Scalable Complementary Logic Gates with Chemically Doped Semiconducting Carbon Nanotube Transistors

Abstract

Use of random network carbon nanotube (CNT) transistors and their applications to complementary logic gates have been limited by several factors such as control of CNT density, existence of metallic CNTs producing a poor yield of devices, absence of stable n-dopant and control of precise position of the dopant, and absence of a scalable and cost-effective fabrication process. Here, we report a scalable and cost-effective fabrication of complementary logic gates by precisely positioning an air-stable n-type dopant, viologen, by inkjet printing on a separated semiconducting CNTs network. The obtained CNT transistors showed a high yield of nearly 100% with an on/off ratio of greater than 10(3) in an optimized channel length (∼9 μm). The n-doped semiconducting carbon nanotube transistors showed a nearly symmetric behavior in the on/off current and threshold voltage with p-type transistors.

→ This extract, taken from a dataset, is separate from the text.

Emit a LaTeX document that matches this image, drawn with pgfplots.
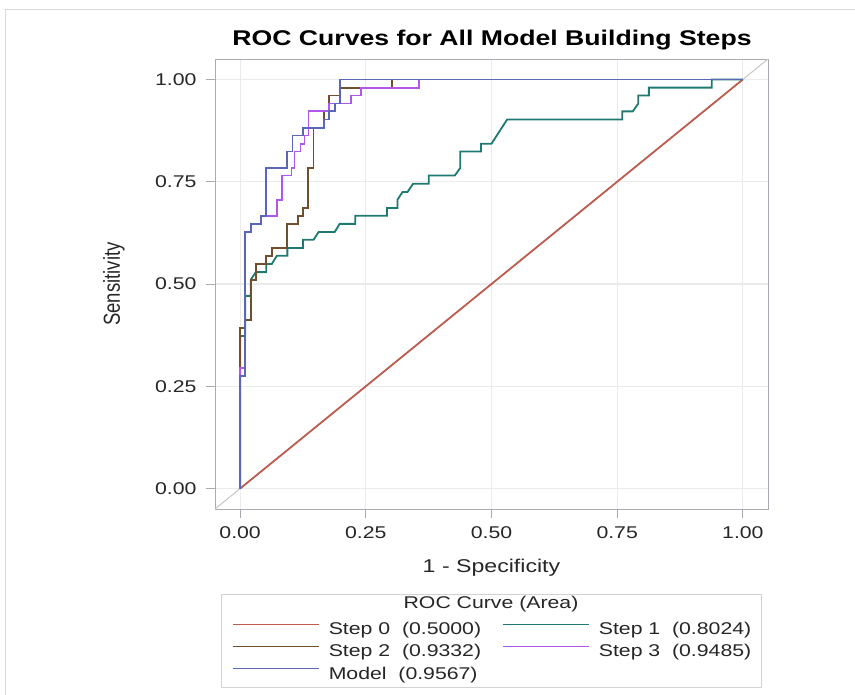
\documentclass[border=0pt]{standalone}
\usepackage{fontspec}
\setmainfont{Liberation Sans}[FakeStretch=1.25]
\newfontfamily\plainsans{Liberation Sans}
\usepackage{graphicx}
\usepackage{pgfplots}
\pgfplotsset{compat=1.18}

\definecolor{stepzero}{RGB}{188,92,78}
\definecolor{stepone}{RGB}{30,122,112}
\definecolor{steptwo}{RGB}{112,80,44}
\definecolor{stepthree}{RGB}{176,88,236}
\definecolor{model}{RGB}{92,102,182}
\definecolor{framegray}{RGB}{168,172,178}
\definecolor{gridgray}{RGB}{235,235,235}

\newcommand{\entry}[1]{\makebox[164pt][l]{#1}}

\begin{document}
\begin{tikzpicture}
\path[use as bounding box] (0pt,0pt) rectangle (855pt,-695pt);
\draw[gray!30] (5pt,-695pt) -- (5pt,-9pt) -- (855pt,-9pt);
\node[font=\fontsize{21.3}{25}\selectfont\bfseries] at (492pt,-40pt) {ROC Curves for All Model Building Steps};

\begin{axis}[
    at={(215pt,-509pt)}, anchor=south west,
    scale only axis, width=553pt, height=450pt,
    xmin=-0.05, xmax=1.05, ymin=-0.05, ymax=1.05,
    xtick={0,0.25,0.5,0.75,1}, ytick={0,0.25,0.5,0.75,1},
    tick pos=left, tick align=outside,
    major tick length=9pt,
    tick style={framegray, line width=0.8pt},
    axis line style={framegray, line width=0.8pt},
    grid=major,
    major grid style={gridgray, line width=1.2pt},
    ticklabel style={font=\fontsize{17}{20}\selectfont, text=black!85},
    xticklabel style={yshift=-5pt, /pgf/number format/.cd, fixed, fixed zerofill, precision=2, assume math mode=true},
    yticklabel style={xshift=-6pt, /pgf/number format/.cd, fixed, fixed zerofill, precision=2, assume math mode=true},
    xlabel={1 - Specificity},
    xlabel style={at={(axis description cs:0.5,-0.131)}, anchor=center, font=\fontsize{18.5}{22}\selectfont, text=black!85},
    ylabel={\scalebox{1}[1.25]{\plainsans Sensitivity}},
    ylabel style={at={(axis description cs:-0.183,0.5)}, anchor=center, font=\fontsize{18.5}{22}\selectfont, text=black!85},
    legend columns=2,
    legend cell align=left,
    legend style={at={(axis description cs:0.0307,-0.247)}, anchor=north west,
        draw=none, fill=none, inner sep=0pt, row sep=4.5pt, column sep=7.5pt,
        font=\fontsize{17}{20}\selectfont, text=black!85},
    legend image code/.code={\draw[#1] (0pt,5pt) -- (86pt,5pt);},
    legend image post style={line width=1.1pt},
]

\addplot[gray!45, line width=1pt, forget plot] coordinates {(-0.05,-0.05) (1.05,1.05)};

\addplot[stepzero, line width=1.8pt] coordinates {(0,0) (1,1)};
\addlegendentry{\entry{Step 0\ \ (0.5000)}}

\addplot[stepone, line width=1.8pt] coordinates {
    (0,0) (0,0.373) (0.010,0.373) (0.010,0.471) (0.021,0.471) (0.021,0.510)
    (0.031,0.529) (0.052,0.529) (0.052,0.549) (0.063,0.549) (0.073,0.569)
    (0.094,0.569) (0.094,0.588) (0.125,0.588) (0.125,0.608) (0.146,0.608)
    (0.156,0.627) (0.188,0.627) (0.198,0.647) (0.229,0.647) (0.229,0.667)
    (0.292,0.667) (0.292,0.686) (0.313,0.686) (0.313,0.706) (0.323,0.725)
    (0.333,0.725) (0.344,0.745) (0.375,0.745) (0.375,0.765) (0.427,0.765)
    (0.438,0.784) (0.438,0.824) (0.479,0.824) (0.479,0.843) (0.500,0.843)
    (0.531,0.902) (0.760,0.902) (0.760,0.922) (0.781,0.922) (0.792,0.941)
    (0.792,0.961) (0.813,0.961) (0.813,0.980) (0.938,0.980) (0.938,1) (1,1)
};
\addlegendentry{\entry{Step 1\ \ (0.8024)}}

\addplot[steptwo, line width=1.8pt] coordinates {
    (0,0) (0,0.392) (0.010,0.392) (0.010,0.412) (0.021,0.412) (0.021,0.510)
    (0.031,0.510) (0.031,0.549) (0.052,0.549) (0.052,0.569) (0.063,0.569)
    (0.063,0.588) (0.094,0.588) (0.094,0.647) (0.115,0.647) (0.115,0.667)
    (0.125,0.667) (0.125,0.686) (0.135,0.686) (0.135,0.784) (0.146,0.784)
    (0.146,0.882) (0.167,0.882) (0.167,0.922) (0.177,0.922) (0.177,0.961)
    (0.198,0.961) (0.198,0.980) (0.302,0.980) (0.302,1) (1,1)
};
\addlegendentry{\entry{Step 2\ \ (0.9332)}}

\addplot[stepthree, line width=1.8pt] coordinates {
    (0,0) (0,0.294) (0.010,0.294) (0.010,0.627) (0.021,0.627) (0.021,0.647)
    (0.042,0.647) (0.042,0.667) (0.073,0.667) (0.073,0.706) (0.083,0.706)
    (0.083,0.765) (0.102,0.765) (0.102,0.784) (0.108,0.784) (0.108,0.824)
    (0.120,0.824) (0.120,0.843) (0.128,0.843) (0.128,0.863) (0.136,0.863)
    (0.136,0.922) (0.177,0.922) (0.177,0.941) (0.221,0.941) (0.221,0.961)
    (0.241,0.961) (0.241,0.980) (0.355,0.980) (0.355,1) (1,1)
};
\addlegendentry{\entry{Step 3\ \ (0.9485)}}

\addplot[model, line width=1.8pt] coordinates {
    (0,0) (0,0.275) (0.010,0.275) (0.010,0.627) (0.021,0.627) (0.021,0.647)
    (0.042,0.647) (0.042,0.667) (0.052,0.667) (0.052,0.784) (0.094,0.784)
    (0.094,0.824) (0.104,0.824) (0.104,0.863) (0.125,0.863) (0.125,0.882)
    (0.167,0.882) (0.167,0.902) (0.177,0.902) (0.177,0.922) (0.188,0.922)
    (0.188,0.941) (0.198,0.941) (0.198,1) (1,1)
};
\addlegendentry{\entry{Model\ \ (0.9567)}}

\end{axis}

\draw[gray!35] (221pt,-594pt) rectangle (761pt,-687pt);
\node[font=\fontsize{17}{20}\selectfont, text=black!85] at (491pt,-604pt) {ROC Curve (Area)};
\end{tikzpicture}
\end{document}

CMOS inverter, NAND, and NOR logic gates were integrated on a HfO2/Si substrate using the n/p transistor arrays. The gain of inverter is extraordinarily high, which is around 45, and NAND and NOR logic gates revealed excellent output on and off voltages. These series of whole processes were conducted under ambient conditions, which can be used for large-area and flexible thin film technology.